┌──

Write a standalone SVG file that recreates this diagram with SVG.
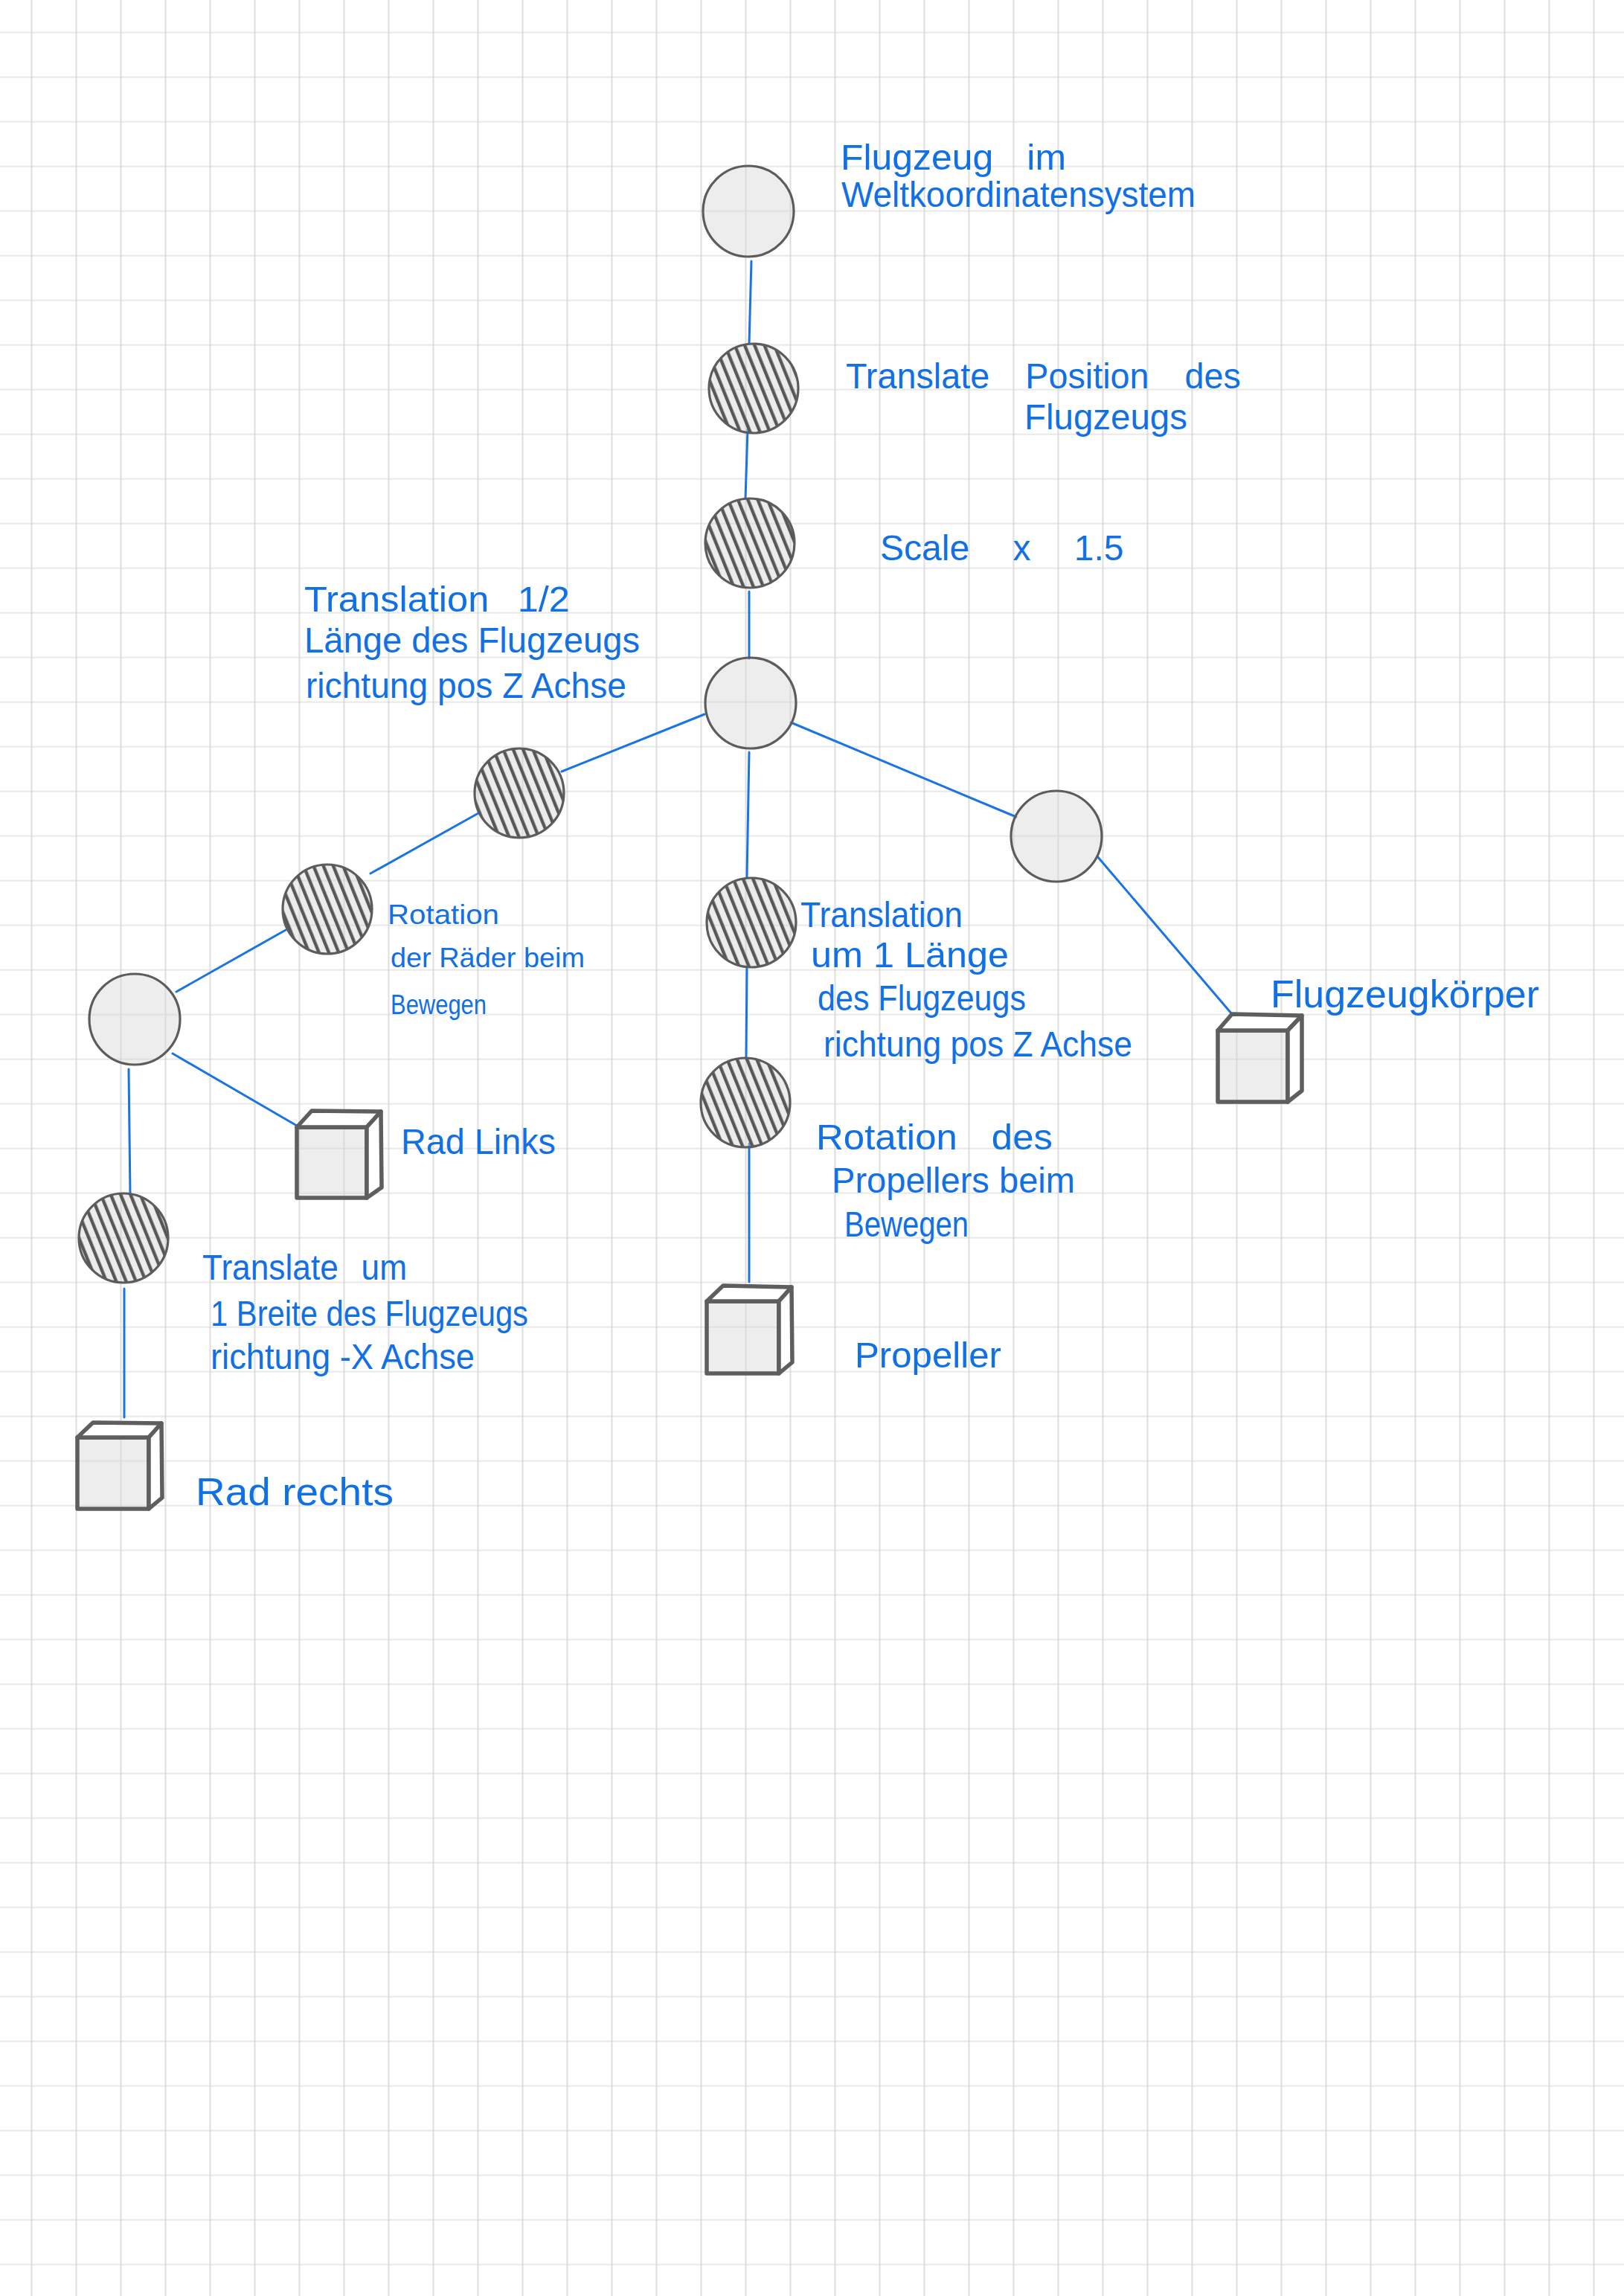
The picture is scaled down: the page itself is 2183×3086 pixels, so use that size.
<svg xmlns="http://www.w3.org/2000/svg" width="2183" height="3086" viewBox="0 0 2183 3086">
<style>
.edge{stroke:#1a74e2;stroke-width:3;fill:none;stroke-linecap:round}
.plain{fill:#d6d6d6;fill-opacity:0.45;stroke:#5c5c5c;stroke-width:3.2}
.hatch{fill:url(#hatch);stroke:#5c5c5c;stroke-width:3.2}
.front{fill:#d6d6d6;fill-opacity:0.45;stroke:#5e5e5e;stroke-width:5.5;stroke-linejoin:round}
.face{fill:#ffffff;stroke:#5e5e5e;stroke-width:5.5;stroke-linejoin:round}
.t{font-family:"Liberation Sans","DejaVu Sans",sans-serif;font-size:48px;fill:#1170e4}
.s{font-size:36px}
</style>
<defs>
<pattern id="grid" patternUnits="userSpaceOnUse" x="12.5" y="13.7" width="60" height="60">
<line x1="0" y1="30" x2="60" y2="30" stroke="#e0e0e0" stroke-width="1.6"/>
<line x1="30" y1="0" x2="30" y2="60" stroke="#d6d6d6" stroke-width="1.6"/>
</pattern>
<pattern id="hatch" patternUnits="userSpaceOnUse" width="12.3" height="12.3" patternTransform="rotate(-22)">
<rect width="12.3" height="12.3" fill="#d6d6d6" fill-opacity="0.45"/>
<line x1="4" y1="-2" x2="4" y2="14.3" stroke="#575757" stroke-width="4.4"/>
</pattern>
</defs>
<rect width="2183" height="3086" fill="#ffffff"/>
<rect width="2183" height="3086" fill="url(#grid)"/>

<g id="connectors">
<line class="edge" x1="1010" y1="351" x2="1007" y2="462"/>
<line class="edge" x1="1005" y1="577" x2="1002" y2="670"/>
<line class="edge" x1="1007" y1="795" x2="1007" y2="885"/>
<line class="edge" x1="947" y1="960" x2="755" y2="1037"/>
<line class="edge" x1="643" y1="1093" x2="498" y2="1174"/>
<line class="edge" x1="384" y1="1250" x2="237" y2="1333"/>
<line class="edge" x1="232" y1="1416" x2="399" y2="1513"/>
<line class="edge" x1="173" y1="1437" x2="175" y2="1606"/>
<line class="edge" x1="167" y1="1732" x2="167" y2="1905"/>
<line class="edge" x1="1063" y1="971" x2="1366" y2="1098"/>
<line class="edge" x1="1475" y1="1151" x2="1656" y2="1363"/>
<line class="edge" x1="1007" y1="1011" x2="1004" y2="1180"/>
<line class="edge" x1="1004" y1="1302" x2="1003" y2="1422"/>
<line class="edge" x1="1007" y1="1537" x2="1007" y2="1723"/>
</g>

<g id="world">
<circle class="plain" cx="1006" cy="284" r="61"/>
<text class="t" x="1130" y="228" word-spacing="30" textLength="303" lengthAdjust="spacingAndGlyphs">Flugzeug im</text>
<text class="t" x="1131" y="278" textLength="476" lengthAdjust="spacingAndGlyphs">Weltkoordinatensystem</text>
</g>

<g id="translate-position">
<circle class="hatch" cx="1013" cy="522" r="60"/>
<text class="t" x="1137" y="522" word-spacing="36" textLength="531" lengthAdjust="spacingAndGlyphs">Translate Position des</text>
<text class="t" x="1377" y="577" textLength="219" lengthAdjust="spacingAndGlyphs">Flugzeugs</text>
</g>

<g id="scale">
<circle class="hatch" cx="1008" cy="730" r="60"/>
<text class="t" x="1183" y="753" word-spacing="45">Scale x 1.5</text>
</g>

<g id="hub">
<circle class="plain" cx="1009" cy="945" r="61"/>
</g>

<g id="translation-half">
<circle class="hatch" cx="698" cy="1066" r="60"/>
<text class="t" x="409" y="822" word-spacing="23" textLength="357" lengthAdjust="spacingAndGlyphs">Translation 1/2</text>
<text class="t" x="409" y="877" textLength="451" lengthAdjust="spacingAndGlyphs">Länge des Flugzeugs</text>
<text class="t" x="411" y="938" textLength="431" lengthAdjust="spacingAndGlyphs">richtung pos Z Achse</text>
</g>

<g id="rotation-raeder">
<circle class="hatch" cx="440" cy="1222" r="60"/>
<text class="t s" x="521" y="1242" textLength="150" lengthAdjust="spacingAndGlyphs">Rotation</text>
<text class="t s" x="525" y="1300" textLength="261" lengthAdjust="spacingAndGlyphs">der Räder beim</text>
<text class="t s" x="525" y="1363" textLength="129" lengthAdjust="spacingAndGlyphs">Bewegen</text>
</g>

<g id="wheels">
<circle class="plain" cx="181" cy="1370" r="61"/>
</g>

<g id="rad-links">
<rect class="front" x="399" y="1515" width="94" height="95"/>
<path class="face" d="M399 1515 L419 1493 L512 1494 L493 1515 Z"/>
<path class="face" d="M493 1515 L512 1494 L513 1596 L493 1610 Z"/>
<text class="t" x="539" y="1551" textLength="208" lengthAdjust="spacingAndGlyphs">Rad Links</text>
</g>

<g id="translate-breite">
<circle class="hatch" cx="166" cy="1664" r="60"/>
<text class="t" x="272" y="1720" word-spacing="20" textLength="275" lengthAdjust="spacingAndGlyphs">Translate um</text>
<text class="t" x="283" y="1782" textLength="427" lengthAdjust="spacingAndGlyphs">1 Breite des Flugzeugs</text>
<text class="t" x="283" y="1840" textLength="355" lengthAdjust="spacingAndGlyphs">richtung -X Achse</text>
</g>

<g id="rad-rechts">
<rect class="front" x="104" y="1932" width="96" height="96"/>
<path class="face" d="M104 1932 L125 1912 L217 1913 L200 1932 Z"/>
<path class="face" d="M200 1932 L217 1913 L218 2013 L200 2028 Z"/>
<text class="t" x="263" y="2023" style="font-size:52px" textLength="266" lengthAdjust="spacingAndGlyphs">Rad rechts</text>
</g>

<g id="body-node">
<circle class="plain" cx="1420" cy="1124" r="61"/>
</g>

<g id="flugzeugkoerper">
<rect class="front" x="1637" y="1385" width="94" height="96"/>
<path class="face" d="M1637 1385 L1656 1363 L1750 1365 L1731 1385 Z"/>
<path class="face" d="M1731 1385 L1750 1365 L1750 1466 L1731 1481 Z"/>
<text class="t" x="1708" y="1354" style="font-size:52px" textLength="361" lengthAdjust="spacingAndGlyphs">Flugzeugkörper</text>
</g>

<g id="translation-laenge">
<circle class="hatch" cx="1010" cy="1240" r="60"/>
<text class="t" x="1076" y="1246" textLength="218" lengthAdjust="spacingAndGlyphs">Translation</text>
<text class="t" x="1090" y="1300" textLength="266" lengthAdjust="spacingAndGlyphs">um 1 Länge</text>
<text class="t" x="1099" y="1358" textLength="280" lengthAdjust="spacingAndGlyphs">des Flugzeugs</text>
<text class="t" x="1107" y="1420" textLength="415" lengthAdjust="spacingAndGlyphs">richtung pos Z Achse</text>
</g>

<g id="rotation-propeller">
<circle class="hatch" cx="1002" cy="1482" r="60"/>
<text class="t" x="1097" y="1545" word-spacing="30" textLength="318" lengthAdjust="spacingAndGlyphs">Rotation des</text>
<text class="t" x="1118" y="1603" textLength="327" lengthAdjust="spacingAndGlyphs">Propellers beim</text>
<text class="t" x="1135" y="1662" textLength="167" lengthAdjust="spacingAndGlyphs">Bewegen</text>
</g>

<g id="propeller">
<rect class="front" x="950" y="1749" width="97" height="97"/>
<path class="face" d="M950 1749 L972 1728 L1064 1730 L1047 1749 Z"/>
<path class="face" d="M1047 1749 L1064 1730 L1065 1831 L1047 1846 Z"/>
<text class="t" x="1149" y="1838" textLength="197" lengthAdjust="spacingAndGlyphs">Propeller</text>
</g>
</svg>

└──

▶ Request: Every line of the material is to be quoted exactly, with no pictures carried over.

▶ Written solution:
Write a standalone SVG file that recreates this diagram with SVG.
The picture is scaled down: the page itself is 2183×3086 pixels, so use that size.
<svg xmlns="http://www.w3.org/2000/svg" width="2183" height="3086" viewBox="0 0 2183 3086">
<style>
.edge{stroke:#1a74e2;stroke-width:3;fill:none;stroke-linecap:round}
.plain{fill:#d6d6d6;fill-opacity:0.45;stroke:#5c5c5c;stroke-width:3.2}
.hatch{fill:url(#hatch);stroke:#5c5c5c;stroke-width:3.2}
.front{fill:#d6d6d6;fill-opacity:0.45;stroke:#5e5e5e;stroke-width:5.5;stroke-linejoin:round}
.face{fill:#ffffff;stroke:#5e5e5e;stroke-width:5.5;stroke-linejoin:round}
.t{font-family:"Liberation Sans","DejaVu Sans",sans-serif;font-size:48px;fill:#1170e4}
.s{font-size:36px}
</style>
<defs>
<pattern id="grid" patternUnits="userSpaceOnUse" x="12.5" y="13.7" width="60" height="60">
<line x1="0" y1="30" x2="60" y2="30" stroke="#e0e0e0" stroke-width="1.6"/>
<line x1="30" y1="0" x2="30" y2="60" stroke="#d6d6d6" stroke-width="1.6"/>
</pattern>
<pattern id="hatch" patternUnits="userSpaceOnUse" width="12.3" height="12.3" patternTransform="rotate(-22)">
<rect width="12.3" height="12.3" fill="#d6d6d6" fill-opacity="0.45"/>
<line x1="4" y1="-2" x2="4" y2="14.3" stroke="#575757" stroke-width="4.4"/>
</pattern>
</defs>
<rect width="2183" height="3086" fill="#ffffff"/>
<rect width="2183" height="3086" fill="url(#grid)"/>

<g id="connectors">
<line class="edge" x1="1010" y1="351" x2="1007" y2="462"/>
<line class="edge" x1="1005" y1="577" x2="1002" y2="670"/>
<line class="edge" x1="1007" y1="795" x2="1007" y2="885"/>
<line class="edge" x1="947" y1="960" x2="755" y2="1037"/>
<line class="edge" x1="643" y1="1093" x2="498" y2="1174"/>
<line class="edge" x1="384" y1="1250" x2="237" y2="1333"/>
<line class="edge" x1="232" y1="1416" x2="399" y2="1513"/>
<line class="edge" x1="173" y1="1437" x2="175" y2="1606"/>
<line class="edge" x1="167" y1="1732" x2="167" y2="1905"/>
<line class="edge" x1="1063" y1="971" x2="1366" y2="1098"/>
<line class="edge" x1="1475" y1="1151" x2="1656" y2="1363"/>
<line class="edge" x1="1007" y1="1011" x2="1004" y2="1180"/>
<line class="edge" x1="1004" y1="1302" x2="1003" y2="1422"/>
<line class="edge" x1="1007" y1="1537" x2="1007" y2="1723"/>
</g>

<g id="world">
<circle class="plain" cx="1006" cy="284" r="61"/>
<text class="t" x="1130" y="228" word-spacing="30" textLength="303" lengthAdjust="spacingAndGlyphs">Flugzeug im</text>
<text class="t" x="1131" y="278" textLength="476" lengthAdjust="spacingAndGlyphs">Weltkoordinatensystem</text>
</g>

<g id="translate-position">
<circle class="hatch" cx="1013" cy="522" r="60"/>
<text class="t" x="1137" y="522" word-spacing="36" textLength="531" lengthAdjust="spacingAndGlyphs">Translate Position des</text>
<text class="t" x="1377" y="577" textLength="219" lengthAdjust="spacingAndGlyphs">Flugzeugs</text>
</g>

<g id="scale">
<circle class="hatch" cx="1008" cy="730" r="60"/>
<text class="t" x="1183" y="753" word-spacing="45">Scale x 1.5</text>
</g>

<g id="hub">
<circle class="plain" cx="1009" cy="945" r="61"/>
</g>

<g id="translation-half">
<circle class="hatch" cx="698" cy="1066" r="60"/>
<text class="t" x="409" y="822" word-spacing="23" textLength="357" lengthAdjust="spacingAndGlyphs">Translation 1/2</text>
<text class="t" x="409" y="877" textLength="451" lengthAdjust="spacingAndGlyphs">Länge des Flugzeugs</text>
<text class="t" x="411" y="938" textLength="431" lengthAdjust="spacingAndGlyphs">richtung pos Z Achse</text>
</g>

<g id="rotation-raeder">
<circle class="hatch" cx="440" cy="1222" r="60"/>
<text class="t s" x="521" y="1242" textLength="150" lengthAdjust="spacingAndGlyphs">Rotation</text>
<text class="t s" x="525" y="1300" textLength="261" lengthAdjust="spacingAndGlyphs">der Räder beim</text>
<text class="t s" x="525" y="1363" textLength="129" lengthAdjust="spacingAndGlyphs">Bewegen</text>
</g>

<g id="wheels">
<circle class="plain" cx="181" cy="1370" r="61"/>
</g>

<g id="rad-links">
<rect class="front" x="399" y="1515" width="94" height="95"/>
<path class="face" d="M399 1515 L419 1493 L512 1494 L493 1515 Z"/>
<path class="face" d="M493 1515 L512 1494 L513 1596 L493 1610 Z"/>
<text class="t" x="539" y="1551" textLength="208" lengthAdjust="spacingAndGlyphs">Rad Links</text>
</g>

<g id="translate-breite">
<circle class="hatch" cx="166" cy="1664" r="60"/>
<text class="t" x="272" y="1720" word-spacing="20" textLength="275" lengthAdjust="spacingAndGlyphs">Translate um</text>
<text class="t" x="283" y="1782" textLength="427" lengthAdjust="spacingAndGlyphs">1 Breite des Flugzeugs</text>
<text class="t" x="283" y="1840" textLength="355" lengthAdjust="spacingAndGlyphs">richtung -X Achse</text>
</g>

<g id="rad-rechts">
<rect class="front" x="104" y="1932" width="96" height="96"/>
<path class="face" d="M104 1932 L125 1912 L217 1913 L200 1932 Z"/>
<path class="face" d="M200 1932 L217 1913 L218 2013 L200 2028 Z"/>
<text class="t" x="263" y="2023" style="font-size:52px" textLength="266" lengthAdjust="spacingAndGlyphs">Rad rechts</text>
</g>

<g id="body-node">
<circle class="plain" cx="1420" cy="1124" r="61"/>
</g>

<g id="flugzeugkoerper">
<rect class="front" x="1637" y="1385" width="94" height="96"/>
<path class="face" d="M1637 1385 L1656 1363 L1750 1365 L1731 1385 Z"/>
<path class="face" d="M1731 1385 L1750 1365 L1750 1466 L1731 1481 Z"/>
<text class="t" x="1708" y="1354" style="font-size:52px" textLength="361" lengthAdjust="spacingAndGlyphs">Flugzeugkörper</text>
</g>

<g id="translation-laenge">
<circle class="hatch" cx="1010" cy="1240" r="60"/>
<text class="t" x="1076" y="1246" textLength="218" lengthAdjust="spacingAndGlyphs">Translation</text>
<text class="t" x="1090" y="1300" textLength="266" lengthAdjust="spacingAndGlyphs">um 1 Länge</text>
<text class="t" x="1099" y="1358" textLength="280" lengthAdjust="spacingAndGlyphs">des Flugzeugs</text>
<text class="t" x="1107" y="1420" textLength="415" lengthAdjust="spacingAndGlyphs">richtung pos Z Achse</text>
</g>

<g id="rotation-propeller">
<circle class="hatch" cx="1002" cy="1482" r="60"/>
<text class="t" x="1097" y="1545" word-spacing="30" textLength="318" lengthAdjust="spacingAndGlyphs">Rotation des</text>
<text class="t" x="1118" y="1603" textLength="327" lengthAdjust="spacingAndGlyphs">Propellers beim</text>
<text class="t" x="1135" y="1662" textLength="167" lengthAdjust="spacingAndGlyphs">Bewegen</text>
</g>

<g id="propeller">
<rect class="front" x="950" y="1749" width="97" height="97"/>
<path class="face" d="M950 1749 L972 1728 L1064 1730 L1047 1749 Z"/>
<path class="face" d="M1047 1749 L1064 1730 L1065 1831 L1047 1846 Z"/>
<text class="t" x="1149" y="1838" textLength="197" lengthAdjust="spacingAndGlyphs">Propeller</text>
</g>
</svg>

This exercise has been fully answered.